:: EXERCISE OBJECTIVE ::
Among the lines below, count those containing the word "this". Give the number only.

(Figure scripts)
____________________
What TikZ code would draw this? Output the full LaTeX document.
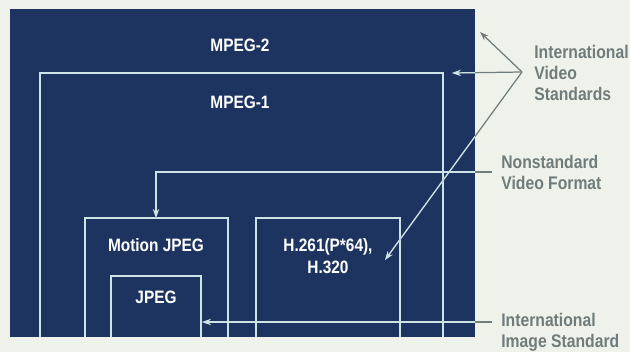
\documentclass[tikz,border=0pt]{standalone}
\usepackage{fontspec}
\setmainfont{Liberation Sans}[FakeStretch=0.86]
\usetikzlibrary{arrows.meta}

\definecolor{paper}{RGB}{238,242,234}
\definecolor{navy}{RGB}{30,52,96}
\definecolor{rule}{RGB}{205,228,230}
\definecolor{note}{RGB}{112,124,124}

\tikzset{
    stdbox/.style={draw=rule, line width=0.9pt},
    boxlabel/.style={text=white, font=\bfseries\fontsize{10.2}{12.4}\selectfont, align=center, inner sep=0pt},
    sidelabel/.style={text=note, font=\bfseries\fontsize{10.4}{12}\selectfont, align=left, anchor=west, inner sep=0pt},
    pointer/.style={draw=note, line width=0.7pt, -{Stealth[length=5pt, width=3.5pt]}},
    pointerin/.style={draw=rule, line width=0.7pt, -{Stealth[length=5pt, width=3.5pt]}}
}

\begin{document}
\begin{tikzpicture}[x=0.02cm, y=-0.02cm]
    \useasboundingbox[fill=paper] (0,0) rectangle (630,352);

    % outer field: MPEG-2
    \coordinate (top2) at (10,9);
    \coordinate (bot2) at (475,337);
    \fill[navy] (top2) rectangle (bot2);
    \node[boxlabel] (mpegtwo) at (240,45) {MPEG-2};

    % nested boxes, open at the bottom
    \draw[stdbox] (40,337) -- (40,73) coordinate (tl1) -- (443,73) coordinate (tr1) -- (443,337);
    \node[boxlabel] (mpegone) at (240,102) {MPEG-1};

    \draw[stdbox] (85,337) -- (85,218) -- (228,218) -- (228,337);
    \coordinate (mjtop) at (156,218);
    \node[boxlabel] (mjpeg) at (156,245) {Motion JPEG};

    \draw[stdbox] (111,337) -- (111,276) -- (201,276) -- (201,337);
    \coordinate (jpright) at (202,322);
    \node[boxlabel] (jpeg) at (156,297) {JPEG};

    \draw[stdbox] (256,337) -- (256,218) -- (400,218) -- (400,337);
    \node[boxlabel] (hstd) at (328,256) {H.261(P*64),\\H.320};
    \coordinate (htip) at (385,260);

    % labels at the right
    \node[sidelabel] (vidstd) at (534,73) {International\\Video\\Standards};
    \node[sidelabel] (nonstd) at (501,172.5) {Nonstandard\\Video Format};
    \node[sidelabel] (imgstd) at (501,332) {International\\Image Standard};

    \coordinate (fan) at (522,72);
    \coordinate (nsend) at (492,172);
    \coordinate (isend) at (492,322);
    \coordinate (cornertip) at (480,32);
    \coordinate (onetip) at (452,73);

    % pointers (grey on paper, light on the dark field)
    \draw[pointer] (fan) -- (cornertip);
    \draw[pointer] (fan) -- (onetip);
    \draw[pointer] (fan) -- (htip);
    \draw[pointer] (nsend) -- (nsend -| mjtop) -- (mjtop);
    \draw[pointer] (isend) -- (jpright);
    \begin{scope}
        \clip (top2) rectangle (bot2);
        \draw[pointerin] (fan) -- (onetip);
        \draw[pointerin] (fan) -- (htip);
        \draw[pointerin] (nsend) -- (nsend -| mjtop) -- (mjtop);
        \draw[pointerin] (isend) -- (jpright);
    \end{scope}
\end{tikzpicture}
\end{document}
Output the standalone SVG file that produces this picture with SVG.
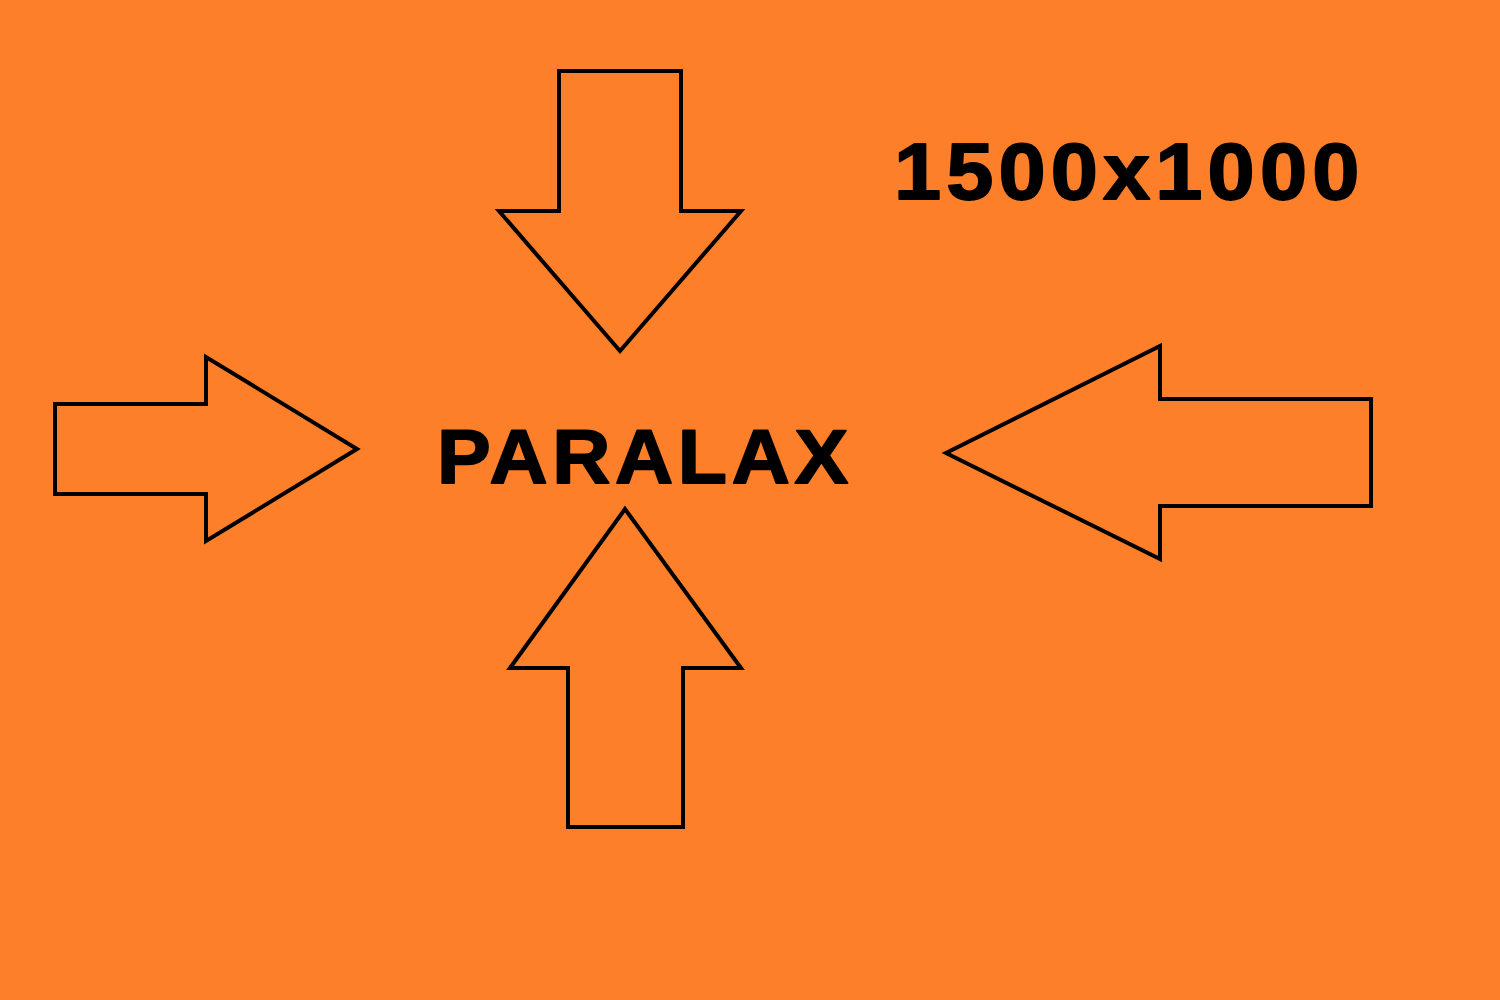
____________________
:: THE RESULT ::
2